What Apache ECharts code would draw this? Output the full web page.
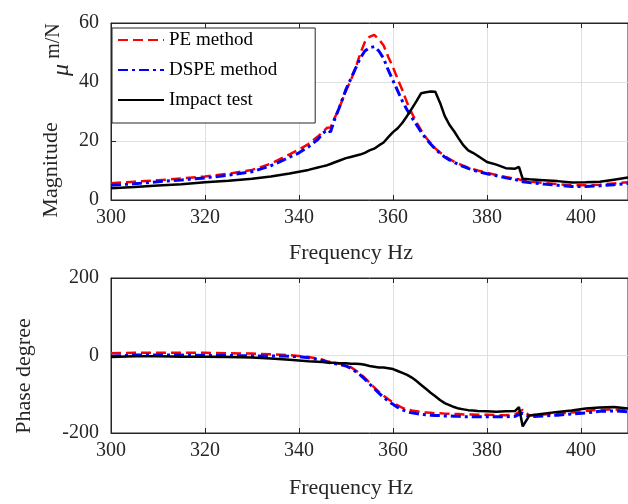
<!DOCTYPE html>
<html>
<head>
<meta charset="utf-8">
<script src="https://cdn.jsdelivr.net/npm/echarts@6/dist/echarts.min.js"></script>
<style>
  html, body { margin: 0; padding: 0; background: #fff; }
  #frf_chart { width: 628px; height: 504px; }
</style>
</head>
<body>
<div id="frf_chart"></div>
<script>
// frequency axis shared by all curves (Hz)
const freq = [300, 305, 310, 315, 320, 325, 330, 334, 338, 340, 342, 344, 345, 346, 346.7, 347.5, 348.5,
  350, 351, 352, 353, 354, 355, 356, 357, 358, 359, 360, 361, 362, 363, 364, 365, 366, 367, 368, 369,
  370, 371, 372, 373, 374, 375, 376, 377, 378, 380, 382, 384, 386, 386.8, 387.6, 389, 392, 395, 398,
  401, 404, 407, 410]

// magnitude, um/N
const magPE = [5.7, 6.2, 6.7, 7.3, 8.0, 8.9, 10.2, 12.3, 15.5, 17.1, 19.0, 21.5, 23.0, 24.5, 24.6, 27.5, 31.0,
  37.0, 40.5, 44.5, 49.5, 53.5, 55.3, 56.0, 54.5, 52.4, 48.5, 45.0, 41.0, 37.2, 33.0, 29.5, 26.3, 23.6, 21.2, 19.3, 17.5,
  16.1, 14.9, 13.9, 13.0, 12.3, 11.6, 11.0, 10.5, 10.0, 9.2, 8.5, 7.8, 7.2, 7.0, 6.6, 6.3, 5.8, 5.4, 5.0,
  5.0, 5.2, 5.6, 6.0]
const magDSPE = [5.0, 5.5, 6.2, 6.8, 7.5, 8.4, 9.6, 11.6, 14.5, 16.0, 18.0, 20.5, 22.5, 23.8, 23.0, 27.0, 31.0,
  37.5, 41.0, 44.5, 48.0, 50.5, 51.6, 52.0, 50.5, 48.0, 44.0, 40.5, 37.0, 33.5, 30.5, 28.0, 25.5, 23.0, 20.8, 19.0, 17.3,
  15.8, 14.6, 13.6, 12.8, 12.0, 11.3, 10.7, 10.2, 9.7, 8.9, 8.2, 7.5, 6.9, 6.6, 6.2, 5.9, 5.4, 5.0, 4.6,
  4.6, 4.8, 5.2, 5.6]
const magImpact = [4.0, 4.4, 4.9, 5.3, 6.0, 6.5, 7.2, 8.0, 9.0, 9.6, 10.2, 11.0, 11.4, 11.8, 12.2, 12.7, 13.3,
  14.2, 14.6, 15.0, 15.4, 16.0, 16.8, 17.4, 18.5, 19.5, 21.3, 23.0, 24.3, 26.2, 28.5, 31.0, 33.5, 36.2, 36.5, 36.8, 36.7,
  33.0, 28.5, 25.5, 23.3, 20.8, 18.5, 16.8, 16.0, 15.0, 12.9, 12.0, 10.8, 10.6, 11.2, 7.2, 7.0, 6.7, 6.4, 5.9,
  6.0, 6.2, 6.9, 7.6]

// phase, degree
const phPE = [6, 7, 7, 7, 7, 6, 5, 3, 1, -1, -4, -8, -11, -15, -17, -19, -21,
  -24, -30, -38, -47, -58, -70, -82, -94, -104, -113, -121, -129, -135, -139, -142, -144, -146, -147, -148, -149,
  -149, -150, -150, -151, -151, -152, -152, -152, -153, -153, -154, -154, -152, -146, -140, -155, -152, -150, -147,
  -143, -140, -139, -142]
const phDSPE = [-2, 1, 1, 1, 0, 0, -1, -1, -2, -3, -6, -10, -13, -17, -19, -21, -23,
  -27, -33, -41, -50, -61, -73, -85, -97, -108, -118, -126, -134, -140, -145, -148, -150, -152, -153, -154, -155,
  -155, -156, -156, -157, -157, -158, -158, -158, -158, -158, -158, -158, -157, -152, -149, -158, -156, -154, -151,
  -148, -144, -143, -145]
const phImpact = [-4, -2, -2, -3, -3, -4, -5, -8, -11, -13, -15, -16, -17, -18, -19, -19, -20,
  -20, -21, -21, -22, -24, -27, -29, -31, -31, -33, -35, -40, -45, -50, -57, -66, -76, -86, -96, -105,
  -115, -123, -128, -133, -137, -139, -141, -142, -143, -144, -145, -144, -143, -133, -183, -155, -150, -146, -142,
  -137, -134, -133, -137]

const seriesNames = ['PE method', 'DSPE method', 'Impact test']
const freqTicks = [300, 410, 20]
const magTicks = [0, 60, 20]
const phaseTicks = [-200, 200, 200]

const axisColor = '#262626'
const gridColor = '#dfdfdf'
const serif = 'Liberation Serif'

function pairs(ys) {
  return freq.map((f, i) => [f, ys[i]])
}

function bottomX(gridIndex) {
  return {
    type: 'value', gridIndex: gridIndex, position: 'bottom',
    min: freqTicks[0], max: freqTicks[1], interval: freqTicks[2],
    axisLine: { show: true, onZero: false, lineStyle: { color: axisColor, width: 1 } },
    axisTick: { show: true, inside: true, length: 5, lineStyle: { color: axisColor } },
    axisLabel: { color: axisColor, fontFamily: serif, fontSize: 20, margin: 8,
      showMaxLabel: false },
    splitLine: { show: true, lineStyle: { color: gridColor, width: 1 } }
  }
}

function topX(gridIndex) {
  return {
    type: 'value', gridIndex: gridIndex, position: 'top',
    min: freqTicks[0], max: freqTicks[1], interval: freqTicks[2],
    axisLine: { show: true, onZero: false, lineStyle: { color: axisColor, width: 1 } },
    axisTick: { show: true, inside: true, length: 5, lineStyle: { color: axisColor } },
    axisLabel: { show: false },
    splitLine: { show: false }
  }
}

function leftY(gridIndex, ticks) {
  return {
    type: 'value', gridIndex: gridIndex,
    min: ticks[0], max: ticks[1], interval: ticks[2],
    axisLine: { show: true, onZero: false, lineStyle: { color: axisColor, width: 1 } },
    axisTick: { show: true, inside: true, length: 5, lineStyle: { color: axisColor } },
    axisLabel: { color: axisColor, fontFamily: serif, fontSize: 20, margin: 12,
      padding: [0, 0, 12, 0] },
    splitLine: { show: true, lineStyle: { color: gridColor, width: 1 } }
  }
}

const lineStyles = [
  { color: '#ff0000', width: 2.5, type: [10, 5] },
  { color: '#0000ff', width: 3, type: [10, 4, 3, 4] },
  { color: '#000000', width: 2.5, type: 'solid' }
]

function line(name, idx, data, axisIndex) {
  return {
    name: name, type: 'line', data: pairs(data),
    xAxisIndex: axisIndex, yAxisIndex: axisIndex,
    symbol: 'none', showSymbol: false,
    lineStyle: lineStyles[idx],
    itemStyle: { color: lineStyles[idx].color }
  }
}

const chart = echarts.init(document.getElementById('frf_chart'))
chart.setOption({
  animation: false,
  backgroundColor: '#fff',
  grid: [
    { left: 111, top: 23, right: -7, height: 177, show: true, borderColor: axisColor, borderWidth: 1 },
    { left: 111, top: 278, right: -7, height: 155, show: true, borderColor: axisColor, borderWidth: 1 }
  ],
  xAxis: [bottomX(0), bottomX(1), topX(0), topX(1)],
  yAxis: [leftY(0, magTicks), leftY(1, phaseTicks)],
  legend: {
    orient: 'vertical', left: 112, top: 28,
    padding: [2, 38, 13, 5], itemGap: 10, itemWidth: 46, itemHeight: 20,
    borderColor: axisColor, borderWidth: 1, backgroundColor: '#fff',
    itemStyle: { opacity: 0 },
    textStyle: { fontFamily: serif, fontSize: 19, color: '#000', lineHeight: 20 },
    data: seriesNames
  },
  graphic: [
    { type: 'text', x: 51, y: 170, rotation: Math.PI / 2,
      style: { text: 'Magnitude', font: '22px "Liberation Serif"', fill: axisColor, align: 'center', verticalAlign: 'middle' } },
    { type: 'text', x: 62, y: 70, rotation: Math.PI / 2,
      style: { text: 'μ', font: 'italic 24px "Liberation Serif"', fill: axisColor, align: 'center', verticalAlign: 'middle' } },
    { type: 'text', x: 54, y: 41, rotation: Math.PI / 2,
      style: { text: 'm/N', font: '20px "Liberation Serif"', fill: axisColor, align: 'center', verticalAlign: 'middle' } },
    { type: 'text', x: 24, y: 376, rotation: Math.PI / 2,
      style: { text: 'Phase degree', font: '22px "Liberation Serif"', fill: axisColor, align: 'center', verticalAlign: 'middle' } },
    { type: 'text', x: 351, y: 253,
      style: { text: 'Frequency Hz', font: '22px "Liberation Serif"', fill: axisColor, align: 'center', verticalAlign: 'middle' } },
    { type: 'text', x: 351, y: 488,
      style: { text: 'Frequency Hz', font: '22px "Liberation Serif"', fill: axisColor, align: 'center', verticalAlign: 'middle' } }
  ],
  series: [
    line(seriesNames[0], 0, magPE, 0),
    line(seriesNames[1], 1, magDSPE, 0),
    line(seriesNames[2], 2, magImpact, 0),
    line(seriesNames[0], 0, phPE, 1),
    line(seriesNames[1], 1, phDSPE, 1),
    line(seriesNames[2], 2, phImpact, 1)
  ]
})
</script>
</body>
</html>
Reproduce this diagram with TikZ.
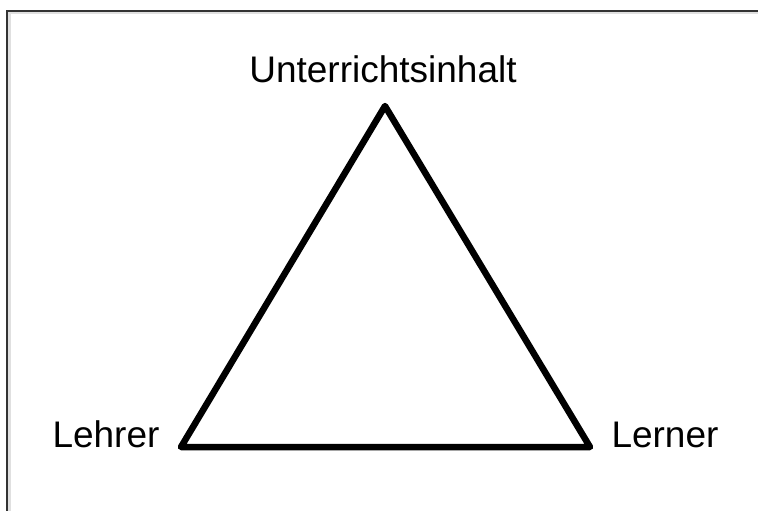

___

Exercise directions: Every line from the top of the material above through the line with "6.0, 6.2, 6.9, 7.6]" should be duplicated exactly, please; leave out the pictures.

Answer to the exercise:
What Apache ECharts code would draw this? Output the full web page.
<!DOCTYPE html>
<html>
<head>
<meta charset="utf-8">
<script src="https://cdn.jsdelivr.net/npm/echarts@6/dist/echarts.min.js"></script>
<style>
  html, body { margin: 0; padding: 0; background: #fff; }
  #frf_chart { width: 628px; height: 504px; }
</style>
</head>
<body>
<div id="frf_chart"></div>
<script>
// frequency axis shared by all curves (Hz)
const freq = [300, 305, 310, 315, 320, 325, 330, 334, 338, 340, 342, 344, 345, 346, 346.7, 347.5, 348.5,
  350, 351, 352, 353, 354, 355, 356, 357, 358, 359, 360, 361, 362, 363, 364, 365, 366, 367, 368, 369,
  370, 371, 372, 373, 374, 375, 376, 377, 378, 380, 382, 384, 386, 386.8, 387.6, 389, 392, 395, 398,
  401, 404, 407, 410]

// magnitude, um/N
const magPE = [5.7, 6.2, 6.7, 7.3, 8.0, 8.9, 10.2, 12.3, 15.5, 17.1, 19.0, 21.5, 23.0, 24.5, 24.6, 27.5, 31.0,
  37.0, 40.5, 44.5, 49.5, 53.5, 55.3, 56.0, 54.5, 52.4, 48.5, 45.0, 41.0, 37.2, 33.0, 29.5, 26.3, 23.6, 21.2, 19.3, 17.5,
  16.1, 14.9, 13.9, 13.0, 12.3, 11.6, 11.0, 10.5, 10.0, 9.2, 8.5, 7.8, 7.2, 7.0, 6.6, 6.3, 5.8, 5.4, 5.0,
  5.0, 5.2, 5.6, 6.0]
const magDSPE = [5.0, 5.5, 6.2, 6.8, 7.5, 8.4, 9.6, 11.6, 14.5, 16.0, 18.0, 20.5, 22.5, 23.8, 23.0, 27.0, 31.0,
  37.5, 41.0, 44.5, 48.0, 50.5, 51.6, 52.0, 50.5, 48.0, 44.0, 40.5, 37.0, 33.5, 30.5, 28.0, 25.5, 23.0, 20.8, 19.0, 17.3,
  15.8, 14.6, 13.6, 12.8, 12.0, 11.3, 10.7, 10.2, 9.7, 8.9, 8.2, 7.5, 6.9, 6.6, 6.2, 5.9, 5.4, 5.0, 4.6,
  4.6, 4.8, 5.2, 5.6]
const magImpact = [4.0, 4.4, 4.9, 5.3, 6.0, 6.5, 7.2, 8.0, 9.0, 9.6, 10.2, 11.0, 11.4, 11.8, 12.2, 12.7, 13.3,
  14.2, 14.6, 15.0, 15.4, 16.0, 16.8, 17.4, 18.5, 19.5, 21.3, 23.0, 24.3, 26.2, 28.5, 31.0, 33.5, 36.2, 36.5, 36.8, 36.7,
  33.0, 28.5, 25.5, 23.3, 20.8, 18.5, 16.8, 16.0, 15.0, 12.9, 12.0, 10.8, 10.6, 11.2, 7.2, 7.0, 6.7, 6.4, 5.9,
  6.0, 6.2, 6.9, 7.6]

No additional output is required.